I suppose you're looking at a minimum of two registers for the vectored approach, vs. 8 for the scalar approach. Having the result available in separate registers makes them immediately available for use, though.

There's also the overhead of getting the numbers in and out of memory. Loading and storing one word is obviously going to be way better than loading 4 bytes individually.

It seems to me like the vectored approach would be better for algorithms that require iterating through a large dataset in memory. The scalar approach would be better for algorithms that have a bunch of dependent calculations. Perhaps that's an obvious conclusion!

That's pretty neat though. For the large dataset scenario, perhaps you could get a significant speedup on relatively simple architectures such as cortex-m microcontrollers. I suspect that sufficiently modern high end CPUs/compilers wouldn't benefit so much from it, though? All the pipelining, superscaling and caching and whatnot could sufficiently mask the latencies of the memory accesses to the point of being irrelevant. Also, a sufficiently clever compiler could implement the loop with actual SIMD instructions and achieve significantly higher performance than the manual in-register optimization.

This would be a fun way to compute a basic 8-bit checksum on a binary blob in a microcontroller... Not that it would be practically useful because any non-trivially sized blob would be better served with at least a Fletcher checksum if not a full CRC, both of which seemingly lack the necessary associativity.

[rustybolt]

> That's pretty neat. Is it actually any faster than just doing four 8-bit adds, though?

The operation itself is not necessarily faster (it could be faster due to pipelining, I think, and it would probably ne faster when storing 8 8-bit ints in a 64-bit int), but it can save the hassle and runtime of packing and unpacking into four variables.

[djmips]

This technique was useful on a 68000 in a 4 voice software PCM sampled instrument music player running on interrupts on the Atari ST back in the day.

[djmips]

Found the game where I worked. Default hardware bleeps and bloops in first version https://www.youtube.com/watch?v=RGOdHT29Jpc

Four voice digi player using SWAR in second version https://www.youtube.com/watch?v=1GrdvcghDXE

[sgtnoodle]

Very cool!

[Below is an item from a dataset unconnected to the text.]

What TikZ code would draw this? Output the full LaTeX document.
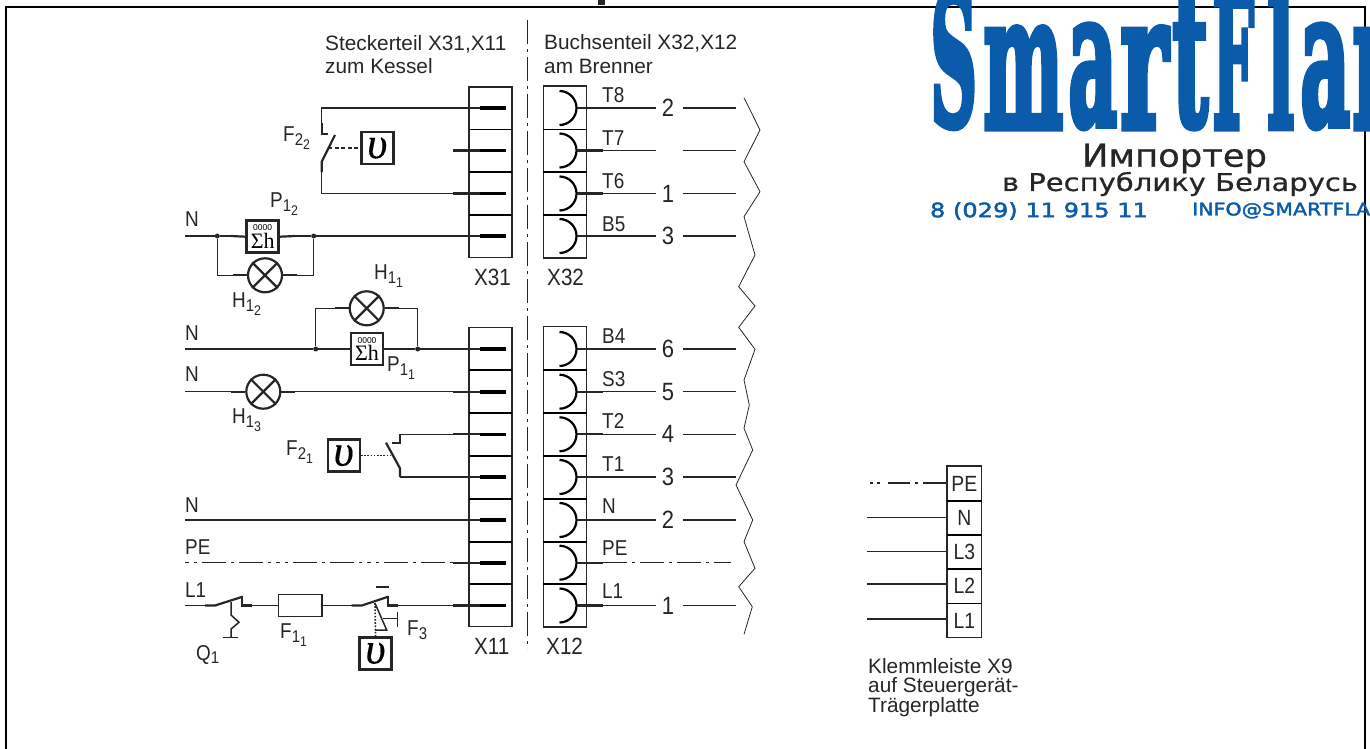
\documentclass[tikz,border=0pt]{standalone}
\usepackage{fontspec}
\setmainfont{Liberation Sans}
\newfontfamily\logofont[FakeBold=4]{DejaVu Serif}
\newfontfamily\widefont[FakeBold=0.6]{DejaVu Sans}
\newfontfamily\bluefont[FakeBold=2]{DejaVu Sans}
\newfontfamily\lblfont[FakeStretch=0.88]{Liberation Sans}
\newfontfamily\vfont[FakeBold=0.3]{Liberation Serif}
\newfontfamily\sigfont{Liberation Serif}
\usepackage{graphicx}
\definecolor{ink}{HTML}{262626}
\definecolor{logoblue}{HTML}{0A5CAB}
\newcommand{\fs}[1]{\fontsize{#1}{#1}\selectfont}
\newcommand{\dlab}[3]{#1\raisebox{-3.5pt}{\fs{17}#2\raisebox{-4pt}{\fs{14}#3}}}
\newcommand{\slab}[2]{#1\raisebox{-3.5pt}{\fs{17}#2}}
\newcommand{\upsi}{{\vfont\itshape\fs{44}υ}}
\tikzset{
  x=1pt,y=-1pt,
  wire/.style={draw=ink,line width=1.5pt},
  stub/.style={draw=ink,line width=2.2pt},
  pinh/.style={draw=black,line width=3.6pt},
  box/.style={draw=ink,line width=1.4pt},
  sep/.style={draw=black,line width=1.6pt},
  dashdot/.style={draw=ink,line width=1.5pt,dash pattern=on 24pt off 5pt on 3pt off 5pt},
  zig/.style={draw=ink,line width=.8pt},
  lbl/.style={font=\lblfont\fs{21.5},text=ink,inner sep=0pt,anchor=west},
  striplbl/.style={font=\lblfont\fs{23.5},text=ink,inner sep=0pt,anchor=west},
  hdr/.style={font=\fs{20.8},text=ink,inner sep=0pt,anchor=west,align=left},
  lampc/.style={circle,draw=ink,line width=2.2pt,minimum size=34pt,inner sep=0pt},
  vbox/.style={draw=ink,line width=2.4pt,minimum width=32pt,minimum height=32pt,inner sep=0pt},
  cnt/.style={draw=ink,line width=2.6pt,minimum width=32pt,minimum height=32pt,inner sep=0pt,align=center},
  dot/.style={circle,fill=ink,minimum size=5pt,inner sep=0pt},
}
\newcommand{\logoletter}[5]{% x, width, top y, letter, name
  \node[inner sep=0pt,anchor=south west,text=logoblue] (#5) at (#1,128) {\resizebox{#2pt}{#3pt}{\logofont\bfseries #4}};}
\newcommand{\counterface}{\parbox{30pt}{\centering\fs{8.5}0000\\[1.5pt]{\sigfont\fs{22}Σh}}}
\begin{document}
\begin{tikzpicture}
\useasboundingbox (0,0) rectangle (1370,749);
\begin{scope}
\clip (0,0) rectangle (1370,749);
% frame
\draw[black,line width=2pt] (6,749) -- (6,7.5) -- (1365,7.5) -- (1365,749);
\fill[ink] (598,0) rectangle (605,5);
% logo
\logoletter{930}{47}{135}{S}{lS}
\logoletter{983}{80}{100}{m}{lm}
\logoletter{1068}{49}{100}{a}{la}
\logoletter{1120}{48}{100}{r}{lr}
\logoletter{1172}{36}{130}{t}{lt}
\logoletter{1212}{42}{135}{F}{lF}
\logoletter{1267}{27}{135}{l}{ll}
\logoletter{1300}{50}{100}{a}{lb}
\logoletter{1352}{80}{100}{m}{ln}
\node[inner sep=0pt,text=ink] (imp) at (1174.5,158.5) {\resizebox{185pt}{23pt}{\widefont Импортер}};
\node[inner sep=0pt,text=ink] (rep) at (1180,184) {\resizebox{356pt}{19pt}{\widefont в Республику Беларусь}};
\node[inner sep=0pt,text=logoblue] (tel) at (1039,211) {\resizebox{218pt}{15pt}{\bluefont 8 (029) 11 915 11}};
\node[inner sep=0pt,anchor=west,text=logoblue] (mail) at (1192,210.5) {\resizebox{178pt}{13pt}{\bluefont INFO@SMARTFLA}};
\end{scope}
% headers
\node[hdr] (h1) at (325,44.5) {Steckerteil X31,X11};
\node[hdr] (h2) at (325,66) {zum Kessel};
\node[hdr] (h3) at (544,43.5) {Buchsenteil X32,X12};
\node[hdr] (h4) at (544,66) {am Brenner};
% centre line
\coordinate (ca) at (527.5,20); \coordinate (cb) at (527.5,649);
\draw[dashdot] (ca) -- (cb);
% plug strips
\draw[box] (469,87) rectangle (512,257.7);
\draw[box] (469,327.3) rectangle (512,626.7);
\draw[box] (543.3,86) rectangle (586.7,258);
\draw[box] (543.3,326.7) rectangle (586.7,627);
\foreach \yy in {129.5,172,215,370,412.7,456,499,541.7,584}{
  \draw[sep] (469,\yy) -- (512,\yy);
  \draw[sep] (543.3,\yy) -- (586.7,\yy);
}
% plug pins
\foreach \yy in {108,150.5,193.5,236,349,391.7,434.3,477,520,562.7,605.5}{
  \draw[stub] (453,\yy) -- (480,\yy);
  \draw[pinh] (480,\yy) -- (506,\yy);
}
% sockets
\foreach \yy in {108,150.5,193.5,236,349,391.7,434.3,477,520,562.7,605.5}{
  \draw[draw=black,line width=2.2pt] (559.5,\yy+17) arc[start angle=90,end angle=-90,radius=17];
  \draw[stub] (576.5,\yy) -- (603,\yy);
}
% socket side wires
\foreach \yy/\nn in {108/2,193.5/1,236/3,349/6,391.7/5,434.3/4,477/3,520/2,605.5/1}{
  \draw[wire] (603,\yy) -- (656,\yy);
  \draw[wire] (683,\yy) -- (736,\yy);
  \node[font=\lblfont\fs{25},text=ink,inner sep=0pt] at (668,\yy) {\nn};
}
\draw[wire] (603,150.5) -- (656,150.5);
\draw[wire] (683,150.5) -- (736,150.5);
\coordinate (pea) at (603,562.7); \coordinate (peb) at (731,562.7);
\draw[dashdot] (pea) -- (peb);
% socket labels
\foreach \yy/\tt in {95/T8,138/T7,181/T6,224/B5,336/B4,379/S3,421/T2,464/T1,506/N,548/PE,591/L1}{
  \node[lbl] at (602,\yy) {\tt};
}
% zigzag
\draw[zig] (744,97.7) -- (760,130) -- (744,161.7) -- (760,191.7) -- (744,216.7) -- (755,255) -- (738.7,286.7) -- (755,306) -- (738.7,327.3) -- (755,349.3) -- (744,380) -- (749.3,405) -- (744,428.3) -- (752.7,450) -- (736,485) -- (752.7,520) -- (744,541.7) -- (755,568.3) -- (738.7,586.7) -- (752.3,606.7) -- (744,634.3);
% strip labels
\node[striplbl] at (474,277) {X31};
\node[striplbl] at (547,277) {X32};
\node[striplbl] at (474,646) {X11};
\node[striplbl] at (546,646) {X12};
% F22
\coordinate (f2a) at (453,108); \coordinate (f2b) at (453,193.5);
\draw[wire] (f2a) -- (321.7,108) -- (321.7,123);
\draw[stub] (321.7,123) -- (321.7,134) -- (328.3,134);
\draw[stub] (335,135) -- (321.7,161.7) -- (321.7,172);
\draw[wire] (321.7,172) -- (321.7,193.5) -- (f2b);
\node[vbox] (v1) at (377.3,148) {\upsi};
\coordinate (f2m) at (328,148);
\draw[draw=ink,line width=1.5pt,dash pattern=on 4pt off 2.5pt] (f2m) -- (v1.west);
\node[lbl] at (283,138) {\dlab{F}{2}{2}};
% P12 row
\node[cnt] (p2) at (262.7,236.7) {\counterface};
\node[lampc] (l2) at (265,275.3) {};
\draw[ink,line width=2.2pt] (l2.45) -- (l2.225) (l2.135) -- (l2.315);
\node[dot] (d1) at (217.3,236) {};
\node[dot] (d2) at (313.7,236) {};
\coordinate (na) at (185,236); \coordinate (nb) at (453,236);
\draw[wire] (na) -- (d1) -- (231,236);
\draw[stub] (231,236) -- (p2.west);
\draw[stub] (p2.east) -- (295,236);
\draw[wire] (295,236) -- (d2) -- (nb);
\draw[wire] (d1) -- (217.3,275.3) -- (233,275.3);
\draw[stub] (233,275.3) -- (l2.west);
\draw[stub] (l2.east) -- (297,275.3);
\draw[wire] (297,275.3) -- (313.7,275.3) -- (d2);
\node[lbl] at (185,219.5) {N};
\node[lbl] at (270,204) {\dlab{P}{1}{2}};
\node[lbl] at (232,304) {\dlab{H}{1}{2}};
% P11 row
\node[cnt] (p1) at (367,349) {\counterface};
\node[lampc] (l1) at (366.7,308.3) {};
\draw[ink,line width=2.2pt] (l1.45) -- (l1.225) (l1.135) -- (l1.315);
\node[dot] (d3) at (315.7,349) {};
\node[dot] (d4) at (417.7,349) {};
\coordinate (nc) at (185,349); \coordinate (nd) at (453,349);
\draw[wire] (nc) -- (d3) -- (335,349);
\draw[stub] (335,349) -- (p1.west);
\draw[stub] (p1.east) -- (399,349);
\draw[wire] (399,349) -- (d4) -- (nd);
\draw[wire] (d3) -- (315.7,308.3) -- (335,308.3);
\draw[stub] (335,308.3) -- (l1.west);
\draw[stub] (l1.east) -- (399,308.3);
\draw[wire] (399,308.3) -- (417.7,308.3) -- (d4);
\node[lbl] at (185,333) {N};
\node[lbl] at (374,276) {\dlab{H}{1}{1}};
\node[lbl] at (387,368) {\dlab{P}{1}{1}};
% H13 row
\node[lampc] (l3) at (263.3,391.7) {};
\draw[ink,line width=2.2pt] (l3.45) -- (l3.225) (l3.135) -- (l3.315);
\coordinate (ne) at (185,391.7); \coordinate (nf) at (453,391.7);
\draw[wire] (ne) -- (231,391.7);
\draw[stub] (231,391.7) -- (l3.west);
\draw[stub] (l3.east) -- (295,391.7);
\draw[wire] (295,391.7) -- (nf);
\node[lbl] at (185,374) {N};
\node[lbl] at (232,420) {\dlab{H}{1}{3}};
% F21
\coordinate (g1) at (453,434.3); \coordinate (g2) at (453,477);
\draw[wire] (g1) -- (400,434.3);
\draw[stub] (400,434.3) -- (400,442.7) -- (391.7,442.7);
\draw[stub] (386,442.7) -- (400,468.3) -- (400,477);
\draw[wire] (400,477) -- (g2);
\node[vbox] (v2) at (343.7,455.5) {\upsi};
\coordinate (g3) at (391,455.5);
\draw[draw=ink,line width=1.6pt,dash pattern=on 1.6pt off 1.6pt] (v2.east) -- (g3);
\node[lbl] at (286,452) {\dlab{F}{2}{1}};
% N / PE
\coordinate (ng) at (185,520); \coordinate (nh) at (453,520);
\draw[wire] (ng) -- (nh);
\node[lbl] at (185,505) {N};
\coordinate (pec) at (185,562.7); \coordinate (ped) at (453,562.7);
\draw[draw=ink,line width=1.5pt,dash pattern=on 4pt off 5pt on 3pt off 5pt on 24pt off 5pt on 3pt off 5pt on 24pt off 5pt on 3pt off 5pt] (pec) -- (ped);
\node[lbl] at (185,547.5) {PE};
% L1
\coordinate (la) at (185,605.5); \coordinate (lz) at (453,605.5);
\draw[wire] (la) -- (205,605.5);
\draw[stub] (205,605.5) -- (215,605.5) -- (242.7,596.7);
\draw[stub] (241.7,596) -- (241.7,605.5) -- (251.7,605.5);
\node[draw=ink,line width=1.5pt,minimum width=43.7pt,minimum height=22.4pt,inner sep=0pt] (fu) at (300.2,605.5) {};
\draw[wire] (251.7,605.5) -- (fu.west);
\draw[wire] (fu.east) -- (351.7,605.5);
\draw[stub] (351.7,605.5) -- (361.7,605.5) -- (388.3,596.7);
\draw[stub] (388.3,596) -- (388.3,605.5) -- (398.3,605.5);
\draw[wire] (398.3,605.5) -- (lz);
\draw[stub] (375.7,587) -- (389,587);
% Q1
\draw[wire] (231,602) -- (231,615) -- (239,622.3) -- (231,629) -- (231,637.3);
\draw[wire] (223.3,637.3) -- (238.3,637.3);
% F3 mechanism
\node[vbox] (v3) at (375.5,653.3) {\upsi};
\draw[draw=ink,line width=1.6pt,dash pattern=on 1.6pt off 1.6pt] (375,603) -- (v3.north);
\draw[wire] (375,603.3) -- (386.7,630) -- (375,630);
\draw[wire] (383.3,618.3) -- (397.3,618.3);
\draw[wire] (397.3,611.7) -- (397.3,626.7);
% other labels
\node[lbl] at (185,590) {L1};
\node[lbl] at (280,635) {\dlab{F}{1}{1}};
\node[lbl] at (196,655) {\slab{Q}{1}};
\node[lbl] at (407,630) {\slab{F}{3}};
% X9
\draw[box] (947,466) rectangle (981.7,637.7);
\foreach \yy in {500.7,535,568.7,603.3}{\draw[sep] (947,\yy) -- (981.7,\yy);}
\foreach \yy/\tt in {483.5/PE,518/N,552/L3,586/L2,620.5/L1}{
  \node[font=\lblfont\fs{22},text=ink,inner sep=0pt] at (964.3,\yy) {\tt};
}
\draw[draw=ink,line width=1.5pt,dash pattern=on 24pt off 5pt on 3pt off 5pt on 22pt off 8pt on 3pt off 4pt on 3pt off 10pt] (947,483) -- (867,483);
\foreach \yy in {517.3,551.7,584,619}{\draw[wire] (867,\yy) -- (947,\yy);}
\node[hdr] at (868,666) {Klemmleiste X9};
\node[hdr] at (868,687) {auf Steuergerät-};
\node[hdr] at (868,707) {Trägerplatte};
\end{tikzpicture}
\end{document}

The difference in audio fidelity is quite impressive.

Reminds me of a weekend hobby project I did back in 2014 or so. I had an itch to play with analog video signal generation from an atmega328p. Rather than use one of the existing libraries, though, I started from scratch with the goal of achieving the highest possible resolution. I used the SPI peripheral to clock out 8 pixels at a time at 8Mhz without any gaps, giving me something like 12 instructions to prepare the next byte. There wasn't enough RAM for a frame buffer at the resolution, so I instead used character tiles; that ate up the whole budget. I forget what the resolution was, but it was significantly higher than the existing library was capable of. There was a jitter, which I tracked down the the variability in interrupt latency due to the AVR having variable cycle length instructions. I was using a timer interrupt to schedule the start of and complete transmission of each scanline, so that the main program could focus purely on application logic. I wrote an inline assembly routine at the start of the interrupt handler to insert a variable number of noop instructions depending on the relative phase of the hardware timer, and the output became rock solid.

That of course reminds me of a project in 2007 where I needed to go the other direction, and decode an analog video signal on an 8 bit PIC microcontroller. The signal was from a camera on an actuator, meant to detect the relative position of the sun for the purpose of aiming a parabolic solar concentrator. I was able to filter out all visible light with some overdeveloped film negative so that the video signal was simply a white dot on a black background, and then wire it up through some voltage dividers to the PIC's two voltage comparators. One comparator detected sync pulses, and the other one detected black to white transitions. The firmware would simply track the timing of sync pulses to know the current scanline and position within the current scanline. Good times!

[eru]

Wikipedia says: "It also refers to the use of SIMD with general-purpose registers and instructions that were not meant to do it at the time, by way of various novel software tricks."

https://en.wikipedia.org/wiki/SWAR

Maybe that's the way it's meant?

Compilers might be smart enough to pick up the idiom used in the example and compile them to something done in parallel?

[wildmanx]

SIMD is "single instruction, multiple data". In this case, the data are single bits. It's basically operations on bit-vectors of width 32 (or whatever the machine word width is). All the bits are treated independently. That's exactly how you'd do SIMD elsewhere.

[dheera]

Why not just

   (a >> 1) + (b >> 1) + (a & 1) & (b & 1)

[dreamcompiler]

That's the "patented solution" referred to in the article.

[andi999]

Which is shocking to me, since this is the solution which jumps immediately to mind (and usually patents should be above that line). I could understand if the next solution was patented, but not this one.

[dheera]

Don't read the article, and you would never know it's patented.

[Dylan16807]

"just"? That's 2 additions, 2 shifts, and 2-3 bitwise operations, while the other method is 1 addition, 1 shift, and 2 bitwise operations.

[rustybolt]

I would think optimizing compilers can optimize this expression to the one in the article, but I tried it on godbolt and they don't.